Pacifist

Waldo Williams would be familiar with discussions about pacifism and socialism on the hearth during his boyhood as his parents were aware of all forward-looking thinking. Radical magazines would be read. It can be said that Elm Cottage was a hive of debate about the ills and the hopes of the age.

Another influence upon Waldo was his friend from his very early days, Willie Jenkins, who lived in the Manse at Prendergast, Haverfordwest. Willie was jailed during the First World War because of his pacifist convictions. He later stood as a Socialist parliamentary candidate on three occasions and was supported by Waldo.

During the Second World War Waldo regularly corresponded in the Western Telegraph, the main Pembrokeshire weekly newspaper, advocating pacifism. He registered as a conscientious objector and appeared before a tribunal in Carmarthen. He was exempted from all military duties on the basis of his conviction. He would not have been called up to join the forces anyway as we was too old by then and was a temporary headmaster at Puncheston School.

Waldo gave up writing poetry for a time in the early 1950s as he felt so much shame during the Korean War as he saw what he believed to be the ignominy of men killing their fellow men. He could not stomach such behaviour he deemed to be barbaric. As so many of Waldo’s poems highlighted the Christian pacifist viewpoint, he did not feel they should be published until he himself had accomplished a direct action against warfare. Mahatma Gandhi was a great influence upon him and the Indian leader’s words to the poet Rabindranath Tagore resonated in his ears – it is not words that are needed but actions.

As a result Waldo gave up teaching and refused to pay income tax in protest against the spending on warfare. As a teacher he had no control over his tax payments as they were taken from his pay packet at source but as a lecturer employed by the Extra Mural Department, University College of Wales, Aberystwyth, he received payment in full and it was his duty then to arrange his income tax payments.

Court bailiffs confiscated some of Waldo’s possessions in lieu of his unpaid tax contributions and he was later jailed on two occasions in the early 1960s for his non-compliance. Waldo suspended his protest when military conscription was abandoned and every soldier who had been called to arms under such circumstances had been released from the armed forces.

Waldo leaving HMP Swansea (courtesy of the National Library of Wales)

In May 1956, a few months before the publication of Dail Pren, Waldo delivered a lecture entitled ‘Sovereignty and Brotherhood’ at the Baptist Union Assembly held at Fishguard and the following month he published an article in the national weekly, Baner ac Amserau Cymru, entitled ‘Why I refused to pay income tax’

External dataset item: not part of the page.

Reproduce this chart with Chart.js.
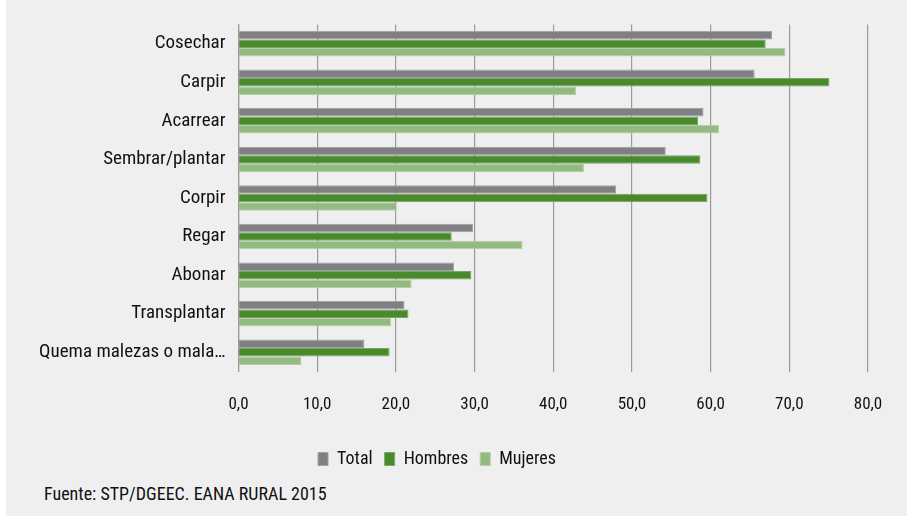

On reading both the lecture and article, the motivation behind the pacifist standpoint becomes crystal clear as well as the strong influence of the Russian philosopher, Nicolai Berdayev. Waldo believed that the state compromised man’s freedom because it fettered his imagination. This is how he concludes his address:

When I observe the detailed future arrangements of governments and their advisers I am constantly struck dumb that all the geniuses of the age, in the various administrations, with their knowledge and capacity, find they are in a situation that is beyond their reach. A bird will fly around in frustration when an offspring falls from the nest. Despite its concern it will not endeavour to feed the fallen chick on the floor. It will be left to starve. It is shameful to observe a creature suffering because it is bound by its instincts. It is far more shameful when man, who has been blessed with reason, behaves in a helpless manner in a situation of anguish because he is dictated to by his habit. It is the light of Christ that shows us the truth and it is the truth that frees us. It is a personal matter for us all.

This is how he concludes the article in Y Faner:

Nothing can set us free except an affinity with other people. Compassion towards the suffering of others can lead us through places that are inexplicable to the reason unless the reason is awakened by the imagination. The only option we have is to face our guilt and transform it into conscience, and transform conscience into responsibility. Then our responsibility will become a vision. But this is very difficult for us.